Conforme a professora, percebemos que essa realidade, que já não é boa, sofrerá ainda mais impacto caso o valor dos livros aumente. “Apesar de não ser economista, compreendo que os cálculos noticiados são provas suficientes para compreendermos a necessidade de discutirmos a taxação. Não há dúvidas de que ela aumentará os custos de um livro, tanto os de sua produção, quanto o valor para o consumidor final. Em um país que tem visto a competência em leitura apresentar índices ruins, aumentar o valor dos livros parece ser ir na contramão. Livro não é luxo! Livro não pode ser artigo de elite”, argumenta.

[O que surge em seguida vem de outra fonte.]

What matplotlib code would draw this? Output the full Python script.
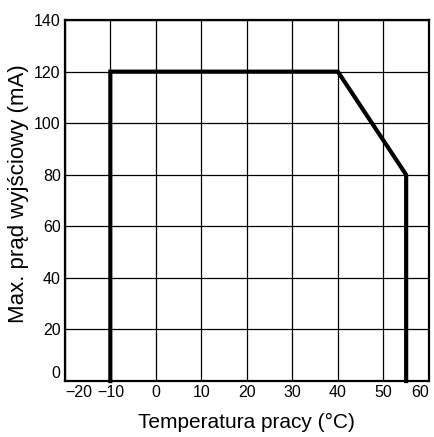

Michelle ainda ressalta a importância do livro: “para alguém apaixonado por livros, assim como eu, não é difícil falar da importância deles, contudo considero importante tratarmos essa questão mais objetivamente. Nas sociedades letradas, e a nossa é uma dessas, o livro é o objeto cultural capaz de condensar práticas sociais, sejam as de utilizadas em sua elaboração, sejam as utilizadas em seu manejo; o livro também condensa representações sociais, isto é, ele as explora e, ao mesmo tempo as refrata”, explica.
A professora destaca ainda que o livro é o objeto que não apenas condensa saberes, mas faz com os saberes circulem – porque há livros em todas as ciências, em todas as culturas, em todas as religiões. “Assim, o livro armazena os registros e os passa de geração a geração – mas também promove a circulação. Se a história humana é marcada pela leitura e pela escrita, por conseguinte, as relações entre a humanidade e o livro são intrínsecas”.
“Como leitora penso bastante em quantos livros deixarei de poder adquirir, caso os valores sejam ainda mais altos. Como professora de uma universidade pública, penso muito na realidade dos alunos: muitos são de família de renda média ou baixa e como esses poderão adquirir os livros que precisarão ao longo de sua formação? Alguém poderia dizer ‘Há bibliotecas!’. Sim, há! Mas elas não possuem exemplares suficientes para atender a todos os alunos de modo satisfatório. E isso também ocorre porque o livro já não é barato. Mais uma vez eu digo: livro não é luxo! Livro não pode ser artigo de elite!”, finaliza.